== Stored data

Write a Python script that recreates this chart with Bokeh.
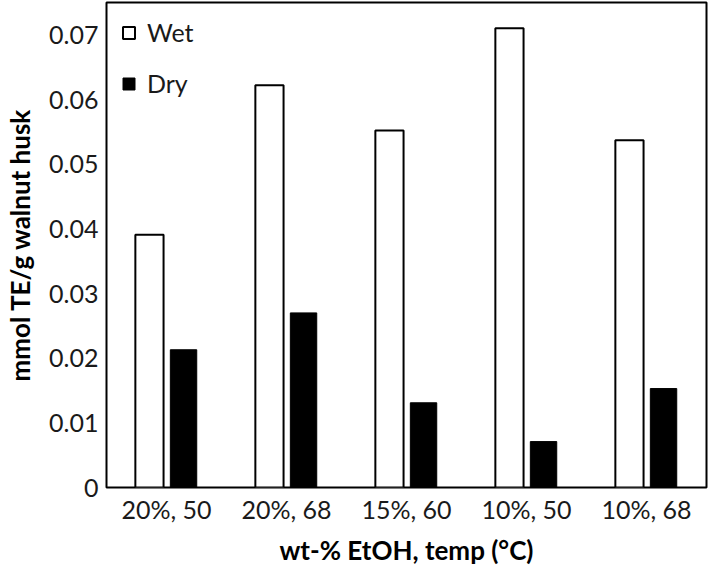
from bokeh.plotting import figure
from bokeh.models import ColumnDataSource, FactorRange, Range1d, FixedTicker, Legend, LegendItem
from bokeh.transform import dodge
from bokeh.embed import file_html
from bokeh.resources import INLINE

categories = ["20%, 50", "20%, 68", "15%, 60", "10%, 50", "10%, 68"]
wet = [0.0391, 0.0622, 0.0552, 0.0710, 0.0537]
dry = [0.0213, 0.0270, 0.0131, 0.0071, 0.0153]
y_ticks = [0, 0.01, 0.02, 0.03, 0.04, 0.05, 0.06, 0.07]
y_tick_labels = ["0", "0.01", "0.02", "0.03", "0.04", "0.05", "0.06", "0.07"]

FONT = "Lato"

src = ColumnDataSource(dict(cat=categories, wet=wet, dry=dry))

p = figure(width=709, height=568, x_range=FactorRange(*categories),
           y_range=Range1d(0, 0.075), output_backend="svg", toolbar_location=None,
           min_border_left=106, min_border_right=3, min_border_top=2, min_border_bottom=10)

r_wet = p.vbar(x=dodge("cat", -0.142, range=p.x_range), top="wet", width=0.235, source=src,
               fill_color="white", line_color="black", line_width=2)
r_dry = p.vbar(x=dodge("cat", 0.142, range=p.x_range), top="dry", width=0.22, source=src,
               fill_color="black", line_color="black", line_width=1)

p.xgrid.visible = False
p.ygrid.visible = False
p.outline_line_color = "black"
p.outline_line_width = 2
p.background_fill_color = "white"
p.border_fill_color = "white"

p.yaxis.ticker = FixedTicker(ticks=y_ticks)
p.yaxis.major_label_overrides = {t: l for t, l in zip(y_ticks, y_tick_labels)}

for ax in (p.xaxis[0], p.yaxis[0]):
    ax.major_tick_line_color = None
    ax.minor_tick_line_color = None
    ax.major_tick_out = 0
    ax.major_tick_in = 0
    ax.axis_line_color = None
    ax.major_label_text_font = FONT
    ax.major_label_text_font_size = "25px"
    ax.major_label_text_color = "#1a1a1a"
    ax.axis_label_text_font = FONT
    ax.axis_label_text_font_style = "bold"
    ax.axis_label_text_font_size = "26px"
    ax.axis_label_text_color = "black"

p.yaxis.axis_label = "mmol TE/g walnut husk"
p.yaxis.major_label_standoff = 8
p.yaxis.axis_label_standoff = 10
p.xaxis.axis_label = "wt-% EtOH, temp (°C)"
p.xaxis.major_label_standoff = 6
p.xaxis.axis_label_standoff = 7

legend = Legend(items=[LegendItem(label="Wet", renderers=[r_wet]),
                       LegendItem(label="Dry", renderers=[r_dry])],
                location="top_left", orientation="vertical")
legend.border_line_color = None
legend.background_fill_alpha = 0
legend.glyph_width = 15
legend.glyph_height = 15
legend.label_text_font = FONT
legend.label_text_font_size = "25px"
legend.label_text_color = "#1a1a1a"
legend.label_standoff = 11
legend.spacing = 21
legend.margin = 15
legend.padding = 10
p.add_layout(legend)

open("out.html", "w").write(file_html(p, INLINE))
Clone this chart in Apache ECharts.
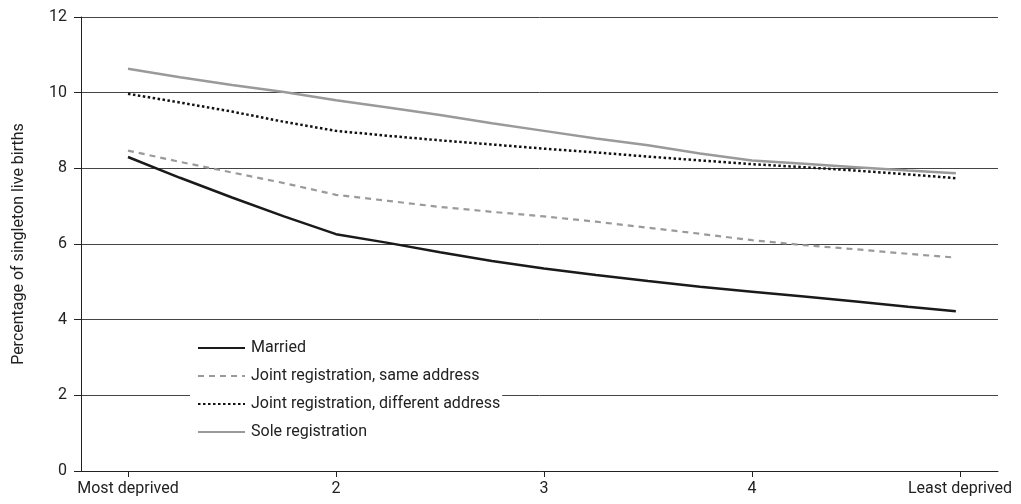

====

▶ **What to do**
Write out exactly the lines between the start of the data and the line with "from bokeh.resources import INLINE", including both, but none of the pictures.

▶ **Response**
Write a Python script that recreates this chart with Bokeh.
from bokeh.plotting import figure
from bokeh.models import ColumnDataSource, FactorRange, Range1d, FixedTicker, Legend, LegendItem
from bokeh.transform import dodge
from bokeh.embed import file_html
from bokeh.resources import INLINE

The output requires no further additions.